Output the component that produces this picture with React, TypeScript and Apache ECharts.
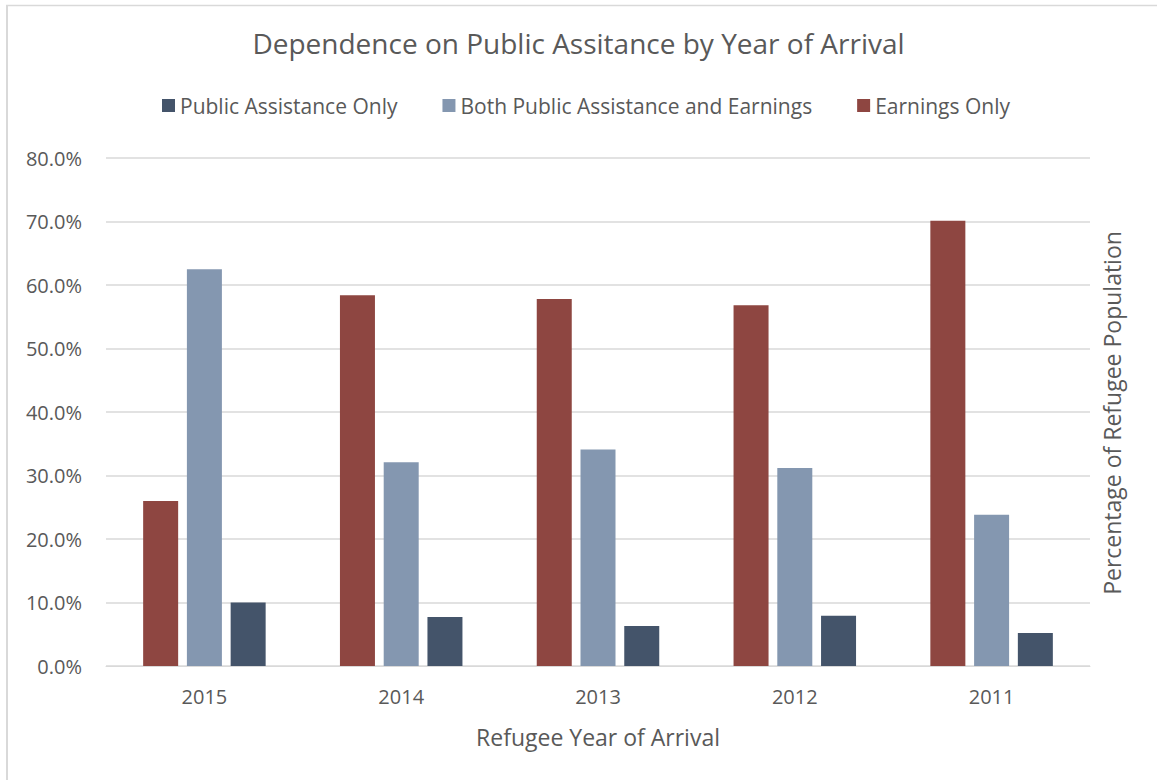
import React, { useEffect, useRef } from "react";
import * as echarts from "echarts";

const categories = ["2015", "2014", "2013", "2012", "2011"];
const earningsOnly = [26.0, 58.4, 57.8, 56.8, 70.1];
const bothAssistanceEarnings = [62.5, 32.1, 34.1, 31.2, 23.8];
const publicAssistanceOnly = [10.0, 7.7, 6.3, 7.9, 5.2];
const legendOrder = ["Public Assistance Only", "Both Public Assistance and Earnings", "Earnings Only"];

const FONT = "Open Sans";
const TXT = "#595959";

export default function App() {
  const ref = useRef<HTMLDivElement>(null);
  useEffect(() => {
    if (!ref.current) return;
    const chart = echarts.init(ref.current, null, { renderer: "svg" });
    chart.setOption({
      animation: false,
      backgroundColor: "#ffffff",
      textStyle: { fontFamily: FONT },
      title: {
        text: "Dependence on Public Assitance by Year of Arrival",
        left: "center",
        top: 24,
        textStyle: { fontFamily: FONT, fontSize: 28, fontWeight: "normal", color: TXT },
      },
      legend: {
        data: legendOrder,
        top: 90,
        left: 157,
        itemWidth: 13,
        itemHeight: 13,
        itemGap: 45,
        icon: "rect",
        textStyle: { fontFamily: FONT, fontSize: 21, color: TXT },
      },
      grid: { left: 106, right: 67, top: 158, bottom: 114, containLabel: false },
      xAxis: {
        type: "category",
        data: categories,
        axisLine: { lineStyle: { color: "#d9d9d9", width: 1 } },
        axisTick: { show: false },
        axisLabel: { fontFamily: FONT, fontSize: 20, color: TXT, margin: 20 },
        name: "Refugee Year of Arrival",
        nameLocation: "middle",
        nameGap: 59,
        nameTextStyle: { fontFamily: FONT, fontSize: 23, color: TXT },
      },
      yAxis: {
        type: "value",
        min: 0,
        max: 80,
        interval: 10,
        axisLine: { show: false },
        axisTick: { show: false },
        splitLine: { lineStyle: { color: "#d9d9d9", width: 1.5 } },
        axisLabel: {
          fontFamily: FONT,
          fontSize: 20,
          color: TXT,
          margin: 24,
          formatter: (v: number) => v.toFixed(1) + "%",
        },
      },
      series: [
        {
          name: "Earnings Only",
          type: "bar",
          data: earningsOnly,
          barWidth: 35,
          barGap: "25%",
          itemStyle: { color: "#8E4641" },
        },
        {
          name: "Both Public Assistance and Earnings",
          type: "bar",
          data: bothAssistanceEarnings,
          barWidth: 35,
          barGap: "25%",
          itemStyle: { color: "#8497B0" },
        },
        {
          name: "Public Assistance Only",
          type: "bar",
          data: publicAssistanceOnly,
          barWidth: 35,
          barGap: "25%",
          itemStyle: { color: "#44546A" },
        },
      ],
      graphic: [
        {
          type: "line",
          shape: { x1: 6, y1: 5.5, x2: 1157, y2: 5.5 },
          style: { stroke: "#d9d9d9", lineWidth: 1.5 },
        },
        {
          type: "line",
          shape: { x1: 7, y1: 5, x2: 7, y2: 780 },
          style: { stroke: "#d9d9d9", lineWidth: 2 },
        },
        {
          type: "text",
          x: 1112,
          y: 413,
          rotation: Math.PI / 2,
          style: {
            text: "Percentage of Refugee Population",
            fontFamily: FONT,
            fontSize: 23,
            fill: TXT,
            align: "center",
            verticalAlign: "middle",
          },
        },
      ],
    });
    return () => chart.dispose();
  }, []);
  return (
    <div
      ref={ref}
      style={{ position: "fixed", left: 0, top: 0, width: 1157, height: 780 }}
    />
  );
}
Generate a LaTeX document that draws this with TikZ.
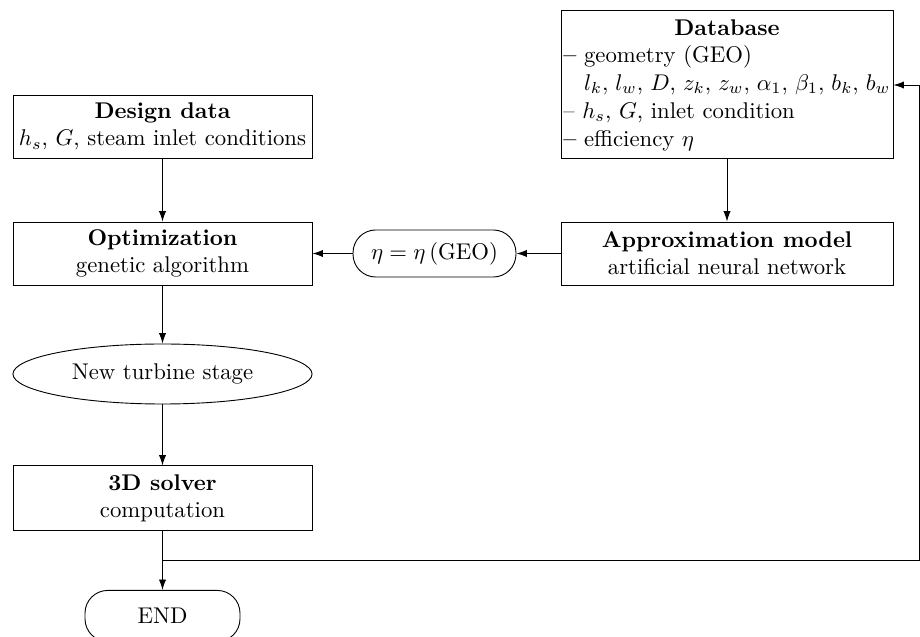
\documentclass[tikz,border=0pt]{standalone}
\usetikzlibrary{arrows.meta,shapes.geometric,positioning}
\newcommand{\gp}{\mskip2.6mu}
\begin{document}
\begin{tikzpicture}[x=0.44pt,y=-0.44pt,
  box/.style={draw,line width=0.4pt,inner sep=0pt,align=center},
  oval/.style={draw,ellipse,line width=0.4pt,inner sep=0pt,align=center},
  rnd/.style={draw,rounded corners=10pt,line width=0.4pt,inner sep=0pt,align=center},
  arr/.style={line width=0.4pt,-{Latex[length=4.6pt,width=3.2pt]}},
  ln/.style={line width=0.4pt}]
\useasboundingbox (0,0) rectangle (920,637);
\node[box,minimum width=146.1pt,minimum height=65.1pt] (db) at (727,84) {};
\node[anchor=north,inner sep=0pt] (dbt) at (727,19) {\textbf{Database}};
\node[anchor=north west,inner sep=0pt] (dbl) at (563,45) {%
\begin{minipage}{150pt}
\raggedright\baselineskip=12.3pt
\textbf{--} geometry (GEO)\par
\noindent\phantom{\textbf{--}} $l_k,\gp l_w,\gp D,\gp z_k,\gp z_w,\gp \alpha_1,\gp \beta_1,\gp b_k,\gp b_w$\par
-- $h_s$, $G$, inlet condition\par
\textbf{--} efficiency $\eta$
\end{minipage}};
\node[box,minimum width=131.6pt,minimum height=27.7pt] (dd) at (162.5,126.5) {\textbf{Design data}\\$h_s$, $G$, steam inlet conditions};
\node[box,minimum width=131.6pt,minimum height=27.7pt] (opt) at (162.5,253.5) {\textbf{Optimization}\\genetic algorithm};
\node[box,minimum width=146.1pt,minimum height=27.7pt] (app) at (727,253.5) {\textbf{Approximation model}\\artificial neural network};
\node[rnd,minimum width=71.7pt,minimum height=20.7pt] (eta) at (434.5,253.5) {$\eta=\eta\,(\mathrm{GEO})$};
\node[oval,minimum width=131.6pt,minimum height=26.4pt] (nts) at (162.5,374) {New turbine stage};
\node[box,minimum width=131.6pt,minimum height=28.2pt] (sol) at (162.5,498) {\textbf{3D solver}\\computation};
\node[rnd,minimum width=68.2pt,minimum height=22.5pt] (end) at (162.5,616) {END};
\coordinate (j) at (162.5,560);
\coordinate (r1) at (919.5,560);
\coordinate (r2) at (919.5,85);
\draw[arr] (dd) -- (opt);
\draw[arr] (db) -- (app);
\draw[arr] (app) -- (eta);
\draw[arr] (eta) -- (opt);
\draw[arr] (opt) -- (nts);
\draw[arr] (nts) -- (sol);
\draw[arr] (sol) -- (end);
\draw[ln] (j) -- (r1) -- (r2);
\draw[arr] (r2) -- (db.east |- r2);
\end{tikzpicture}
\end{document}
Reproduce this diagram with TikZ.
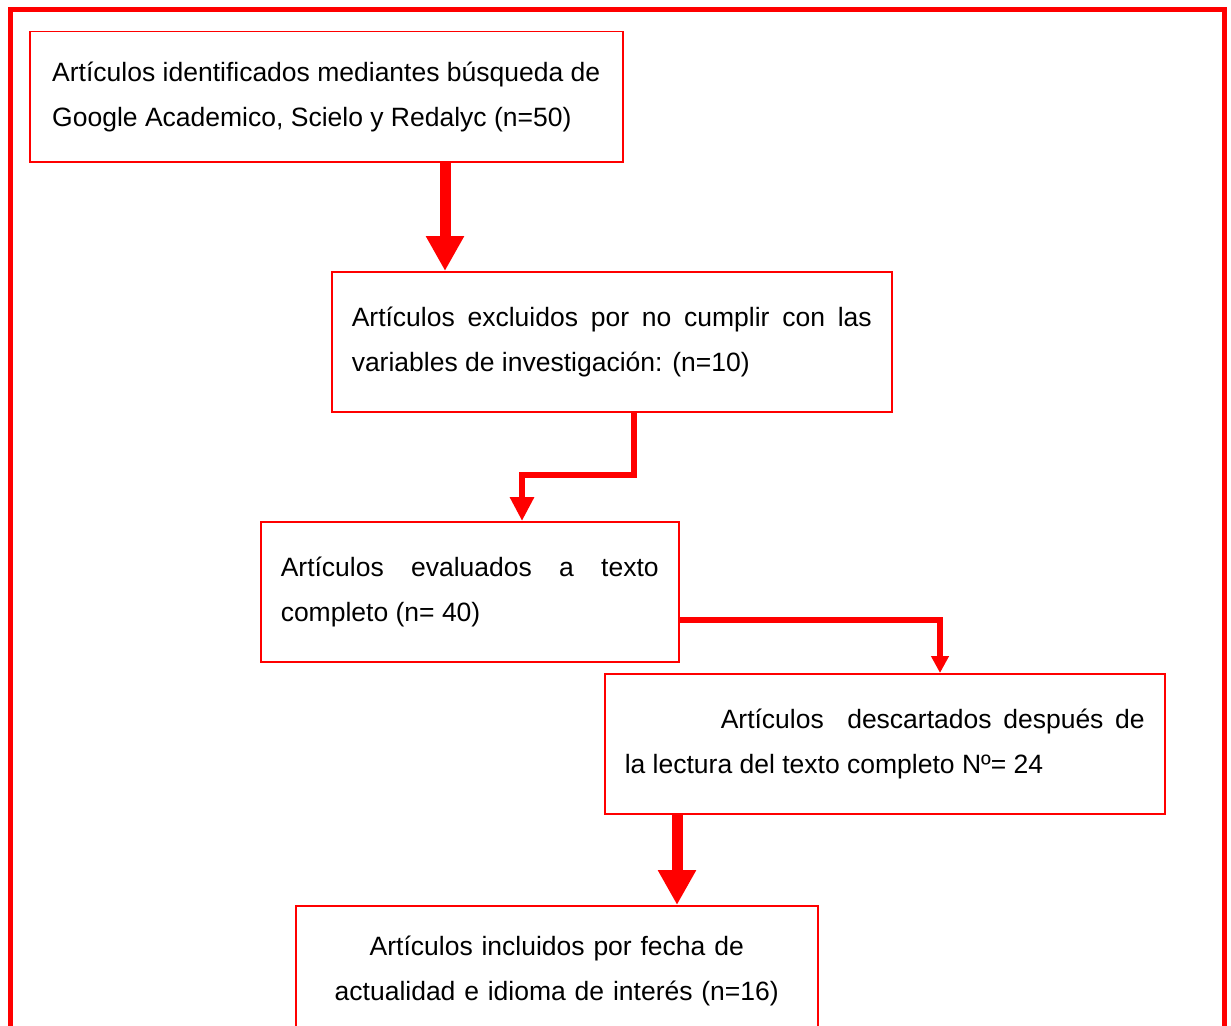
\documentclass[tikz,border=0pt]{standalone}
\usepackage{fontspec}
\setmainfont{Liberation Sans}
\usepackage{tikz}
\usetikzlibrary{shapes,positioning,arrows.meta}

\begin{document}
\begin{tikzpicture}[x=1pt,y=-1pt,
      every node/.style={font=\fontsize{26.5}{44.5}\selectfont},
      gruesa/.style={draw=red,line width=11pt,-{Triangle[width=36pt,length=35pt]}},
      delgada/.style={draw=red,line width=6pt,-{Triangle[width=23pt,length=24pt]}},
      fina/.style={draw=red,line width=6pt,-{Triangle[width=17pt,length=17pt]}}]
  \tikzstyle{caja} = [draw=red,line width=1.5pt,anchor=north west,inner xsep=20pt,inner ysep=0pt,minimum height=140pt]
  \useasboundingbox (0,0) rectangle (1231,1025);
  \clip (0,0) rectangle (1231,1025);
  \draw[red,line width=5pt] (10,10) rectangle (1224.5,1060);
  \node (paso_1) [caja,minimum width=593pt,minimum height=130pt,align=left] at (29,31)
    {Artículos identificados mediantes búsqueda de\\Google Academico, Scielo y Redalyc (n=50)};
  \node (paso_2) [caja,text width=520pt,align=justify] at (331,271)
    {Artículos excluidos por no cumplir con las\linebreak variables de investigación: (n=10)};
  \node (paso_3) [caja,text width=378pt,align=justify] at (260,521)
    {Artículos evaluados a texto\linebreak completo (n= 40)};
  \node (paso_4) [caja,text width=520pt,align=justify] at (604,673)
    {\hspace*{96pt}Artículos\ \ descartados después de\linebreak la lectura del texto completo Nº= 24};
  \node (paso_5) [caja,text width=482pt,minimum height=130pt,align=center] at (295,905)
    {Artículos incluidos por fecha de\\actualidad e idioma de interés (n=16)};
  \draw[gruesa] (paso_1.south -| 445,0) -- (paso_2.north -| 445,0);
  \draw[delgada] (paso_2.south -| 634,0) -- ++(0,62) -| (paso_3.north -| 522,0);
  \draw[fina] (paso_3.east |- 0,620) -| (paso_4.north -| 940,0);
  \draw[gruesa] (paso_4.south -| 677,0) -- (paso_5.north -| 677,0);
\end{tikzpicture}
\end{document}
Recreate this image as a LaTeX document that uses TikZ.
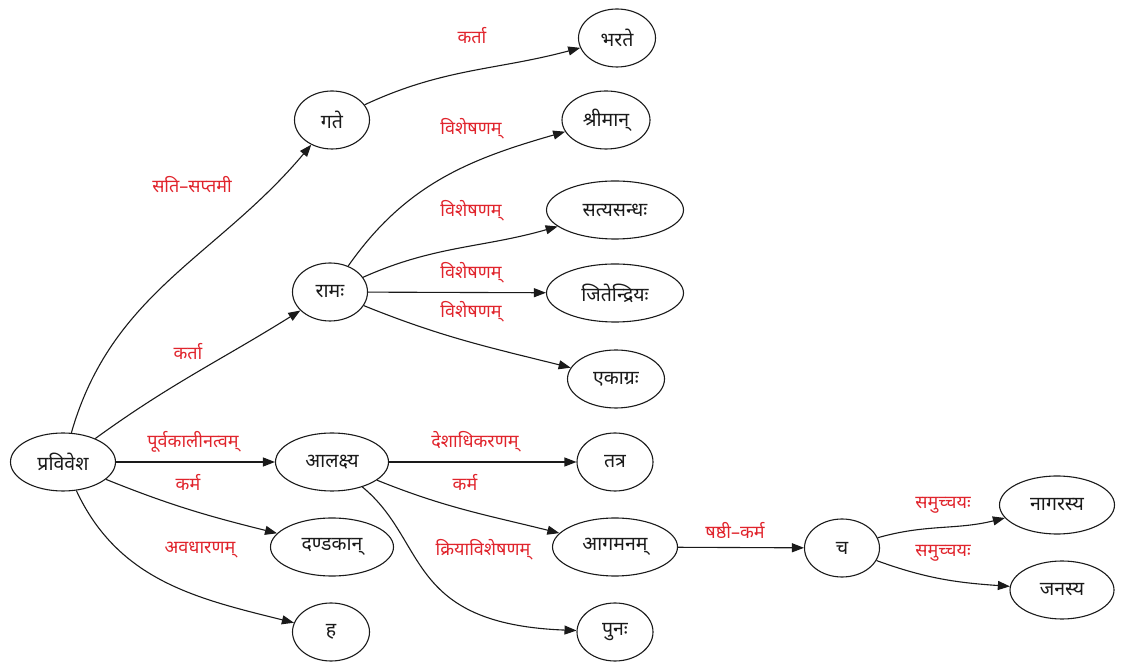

Objective: Which lines include "React"? Copy each of them out.

Solved problem:
Output the component that produces this picture with React, TypeScript and Apache ECharts.
import React, { useEffect, useRef } from "react";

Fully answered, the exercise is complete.